Scientific classification
- Kingdom: Animalia
- Phylum: Echinodermata
- Class: Holothuroidea
- Order: Dendrochirotida
- Family: Sclerodactylidae
- Genus: Eupentacta
- Species: E. quinquesemita
- Binomial name: Eupentacta quinquesemita (Selenka, 1867)
- Synonyms: Cucumaria chronhjelmi Théel, 1886 ; Cucumaria quinquesemita Selenka, 1867 ; Eupentacta chronhjelmi (Théel, 1886) ;

= Eupentacta quinquesemita =

- Authority: (Selenka, 1867)
- Conservation status: G5

Species of sea cucumber

Eupentacta quinquesemita is a species of sea cucumber, a marine invertebrate with an elongated body, a leathery skin and tentacles surrounding the mouth. It is commonly known as the stiff-footed sea cucumber or white sea cucumber, and occurs on rocky coasts in the northeastern Pacific Ocean.

==Description==
Eupentacta quinquesemita can grow to a length of up to 8 cm. The tube feet are arranged in four longitudinal rows; they are non-retractable and give the animal a spiny appearance. The skin between the tube feet is smooth, but both body wall and tube feet contain calcareous ossicles that make them stiff. The mouth is surrounded by ten branched feeding tentacles, the two lowest ones being smaller than the rest. The general body colour is white, the tentacles (often the only parts of the animal that are visible) being creamy-white, often with yellowish or pinkish bases. Bits of shell or other fragments often adhere to the tube feet.

==Distribution and habitat==
E. quinquesemita is found in the northeastern Pacific Ocean, its range extending from Alaska to California. It is found on rocky shores in low intertidal and shallow subtidal zones, where it tends to hide itself in crevices and under boulders. It is common among harbour installations, pilings and floats, especially where there is vigorous water movement. Larvae often settle in locations with strong currents among hydroids and algae.

==Ecology==
A deposit and suspension feeder, E. quinquesemita uses its feeding tentacles to push material into its mouth, extracting the edible material and eliminating the unwanted debris. The larvae of a parasitic snail, Thyonicola americana, enter in this way and develop into adults which invade the viscera while maintaining a connection to the gut lumen to release offspring. The sea cucumber is preyed on by several species of starfish, such as Solaster stimpsoni, Pycnopodia helianthoides and Leptasterias hexactis, and fish such as the kelp greenling (Hexagrammos decagrammus).

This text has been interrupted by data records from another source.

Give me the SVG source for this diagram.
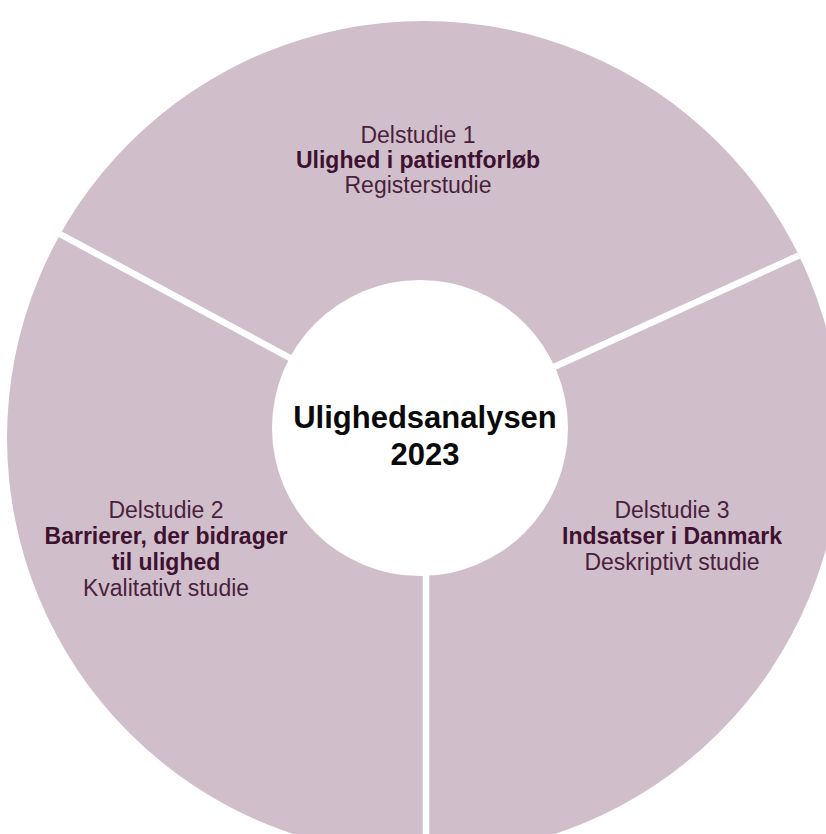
<svg xmlns="http://www.w3.org/2000/svg" width="826" height="834" viewBox="0 0 826 834">
  <style>
    .seg { fill: #D0BFCB; }
    .txt { font-family: "Liberation Sans", Arial, sans-serif; font-size: 23px; text-anchor: middle; fill: #4A1F3D; }
    .b { font-weight: bold; fill: #3E1131; }
    .divider { stroke: #FFFFFF; stroke-width: 6.5; fill: none; }
    .hub-txt { font-family: "Liberation Sans", Arial, sans-serif; font-size: 31px; font-weight: bold; text-anchor: middle; fill: #0A0A0A; }
  </style>
  <defs>
    <clipPath id="disc">
      <circle cx="424" cy="438" r="417"/>
    </clipPath>
  </defs>
  <rect width="826" height="834" fill="#FFFFFF"/>

  <!-- Outer ring, split into three study sectors -->
  <g clip-path="url(#disc)">
    <g id="delstudie-1">
      <polygon class="seg" points="420,428 -400,-13 -400,-400 1300,-400 1300,27"/>
    </g>
    <g id="delstudie-2">
      <polygon class="seg" points="420,428 -400,-13 -400,1400 426,1400 426,428"/>
    </g>
    <g id="delstudie-3">
      <polygon class="seg" points="420,428 426,428 426,1400 1300,1400 1300,27"/>
    </g>
  </g>

  <!-- White separators between the sectors -->
  <g id="connectors" clip-path="url(#disc)">
    <line class="divider" x1="420" y1="428" x2="-20" y2="191"/>
    <line class="divider" x1="420" y1="428" x2="846" y2="234"/>
    <line class="divider" x1="426" y1="428" x2="426" y2="860"/>
  </g>

  <!-- Sector labels -->
  <g id="label-1">
    <text class="txt" x="418" y="143">Delstudie 1</text>
    <text class="txt b" x="418" y="168">Ulighed i patientforløb</text>
    <text class="txt" x="418" y="193">Registerstudie</text>
  </g>
  <g id="label-2">
    <text class="txt" x="166" y="518">Delstudie 2</text>
    <text class="txt b" x="166" y="544">Barrierer, der bidrager</text>
    <text class="txt b" x="166" y="570">til ulighed</text>
    <text class="txt" x="166" y="596">Kvalitativt studie</text>
  </g>
  <g id="label-3">
    <text class="txt" x="672" y="518">Delstudie 3</text>
    <text class="txt b" x="672" y="544">Indsatser i Danmark</text>
    <text class="txt" x="672" y="570">Deskriptivt studie</text>
  </g>

  <!-- Central hub -->
  <g id="hub">
    <circle cx="420" cy="428" r="148" fill="#FFFFFF"/>
    <text class="hub-txt" x="425" y="428">Ulighedsanalysen</text>
    <text class="hub-txt" x="425" y="465">2023</text>
  </g>
</svg>
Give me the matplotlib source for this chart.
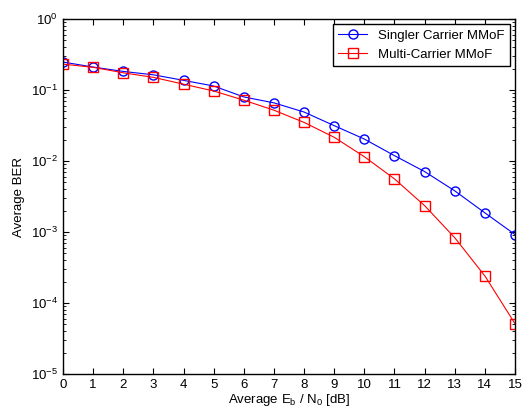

This sea cucumber exhibits a seasonal pattern of evisceration, expelling its guts in the autumn and growing a new set in the spring, resulting in a high proportion of T. americana parasites not completing their life cycle, but not all individuals do this. Breeding takes place between March and May, females liberating large, yolky eggs into the sea where they are fertilised by sperm produced by the males. The larvae are well-ciliated but do not feed, developing their calcareous armour in about a fortnight before settling.